A “hometown tribute” portion of the exhibit changes whenever the show moves to a new location, but Packers fans have plenty of additional reasons to gawk.
“You can’t tell the history of pro football without including the Packers,” observes Dustin Mack, museum curator.
Expect a mix of history, trivia, game highlights, technology changes and you-are-there opportunities.
Examples of the latter: Put on a helmet and hear a coach call the next play. Compare the size of your hand or thigh to NFL superstars. Play referee and use instant replays, from multiple camera angles, to make a call as the clock ticks.

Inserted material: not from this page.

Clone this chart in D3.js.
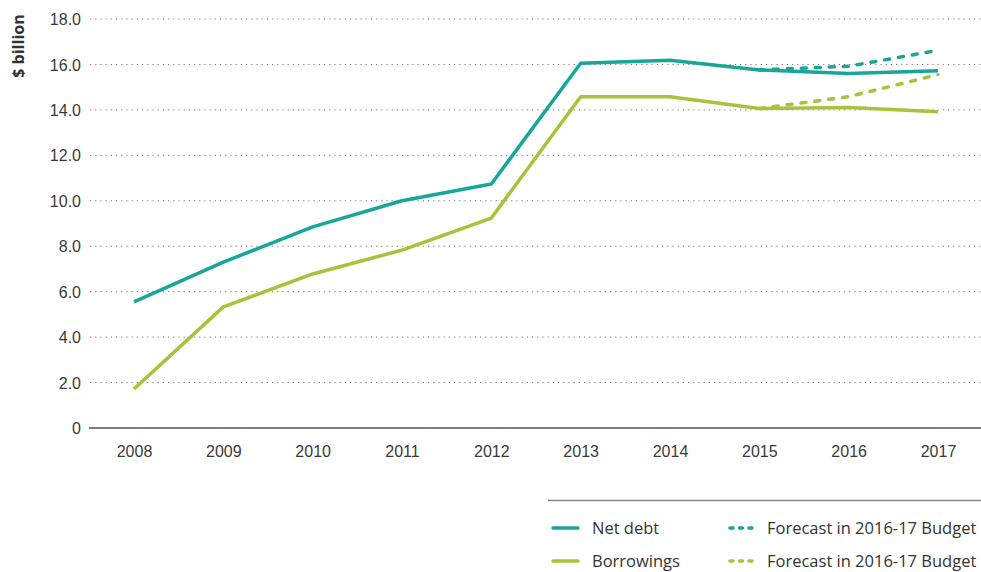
<!DOCTYPE html>
<html>
<head>
<meta charset="utf-8">
<script src="https://cdn.jsdelivr.net/npm/d3@7"></script>
<style>
  body { margin: 0; background: #fff; }
  svg { display: block; font-family: "Open Sans", "Noto Sans", sans-serif; }
</style>
</head>
<body>
<svg id="chart" width="981" height="572"></svg>
<script>
// Years on the x axis
const years = [2008, 2009, 2010, 2011, 2012, 2013, 2014, 2015, 2016, 2017];
// Actuals ($ billion)
const netDebt    = [5.55, 7.3, 8.85, 10.0, 10.74, 16.05, 16.18, 15.76, 15.6, 15.72];
const borrowings = [1.72, 5.33, 6.78, 7.83, 9.24, 14.58, 14.58, 14.06, 14.1, 13.92];
// Forecasts in the 2016-17 Budget
const forecastYears      = [2015, 2016, 2017];
const netDebtForecast    = [15.76, 15.92, 16.62];
const borrowingsForecast = [14.06, 14.58, 15.55];
// Y ticks
const yTicks = [0, 2, 4, 6, 8, 10, 12, 14, 16, 18];

const teal = "#17a69a";
const green = "#a5c43a";

const svg = d3.select("#chart");
const W = 981;

const x = d3.scalePoint().domain(years).range([134, 938]);
const y = d3.scaleLinear().domain([0, 18]).range([428, 19]);

// Dotted horizontal gridlines
svg.append("g").selectAll("line")
  .data(yTicks.filter(d => d > 0))
  .join("line")
  .attr("x1", 90).attr("x2", W)
  .attr("y1", d => y(d)).attr("y2", d => y(d))
  .attr("stroke", "#777")
  .attr("stroke-width", 1)
  .attr("stroke-dasharray", "1.2,4");

// Y axis labels
const yAxis = d3.axisLeft(y).tickValues(yTicks)
  .tickFormat(d => d === 0 ? "0" : d3.format(".1f")(d))
  .tickSize(0).tickPadding(0);
const gy = svg.append("g").attr("transform", "translate(81,0)").call(yAxis);
gy.select(".domain").remove();
gy.selectAll("text")
  .attr("fill", "#3a3a3a")
  .style("font-size", "16px")
  .attr("dy", "0.35em");

// X axis labels and baseline
const xAxis = d3.axisBottom(x).tickSize(0).tickPadding(18);
const gx = svg.append("g").attr("transform", `translate(0,${y(0)})`).call(xAxis);
gx.select(".domain").remove();
gx.selectAll("text")
  .attr("fill", "#3a3a3a")
  .style("font-size", "16px");
svg.append("line")
  .attr("x1", 89).attr("x2", W)
  .attr("y1", y(0)).attr("y2", y(0))
  .attr("stroke", "#555").attr("stroke-width", 1.5);

// Y axis title
svg.append("text")
  .attr("transform", "translate(24,46) rotate(-90)")
  .attr("text-anchor", "middle")
  .attr("fill", "#333")
  .style("font-size", "16px")
  .style("font-weight", "700")
  .text("$ billion");

const line = d3.line().x(d => x(d[0])).y(d => y(d[1]));

function drawSeries(xs, vals, color, dashed) {
  svg.append("path")
    .datum(xs.map((yr, i) => [yr, vals[i]]))
    .attr("d", line)
    .attr("fill", "none")
    .attr("stroke", color)
    .attr("stroke-width", 3.5)
    .attr("stroke-linejoin", "round")
    .attr("stroke-linecap", dashed ? "round" : "butt")
    .attr("stroke-dasharray", dashed ? "5,9" : null);
}

drawSeries(forecastYears, netDebtForecast, teal, true);
drawSeries(forecastYears, borrowingsForecast, green, true);
drawSeries(years, netDebt, teal, false);
drawSeries(years, borrowings, green, false);

// Legend
svg.append("line")
  .attr("x1", 548).attr("x2", W)
  .attr("y1", 500.5).attr("y2", 500.5)
  .attr("stroke", "#888").attr("stroke-width", 1.5);

const legendItems = [
  { label: "Net debt", color: teal, dashed: false, x: 553, y: 528 },
  { label: "Forecast in 2016-17 Budget", color: teal, dashed: true, x: 728, y: 528 },
  { label: "Borrowings", color: green, dashed: false, x: 553, y: 561 },
  { label: "Forecast in 2016-17 Budget", color: green, dashed: true, x: 728, y: 561 }
];
const lg = svg.append("g").selectAll("g").data(legendItems).join("g")
  .attr("transform", d => `translate(${d.x},${d.y})`);
lg.append("line")
  .attr("x1", d => d.dashed ? 2 : 0).attr("x2", 25)
  .attr("stroke", d => d.color)
  .attr("stroke-width", 3.5)
  .attr("stroke-linecap", "round")
  .attr("stroke-dasharray", d => d.dashed ? "3,6.5" : null);
lg.append("text")
  .attr("x", 39).attr("dy", "0.35em")
  .attr("fill", "#333")
  .style("font-size", "16.5px")
  .text(d => d.label);
</script>
</body>
</html>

The many “Gridiron Glory” artifacts include the first trophy awarded for a pro football game, the heating coil that failed during the 1967 Ice Bowl in Green Bay, a Jim Taylor jersey, and a jacket owned by Brian Piccolo, best known for the 1971 “Brian’s Song” movie.
“Gridiron Glory” stays in Appleton until Jan. 6. Admission is $15. For more information, visit myhistorymuseum.org.
Outagamie County Circuit Court Judge John Des Jardins talks about the 1919 Green Bay Packers at 1 p.m. Sept. 22 at the museum. His grandfather was on the team.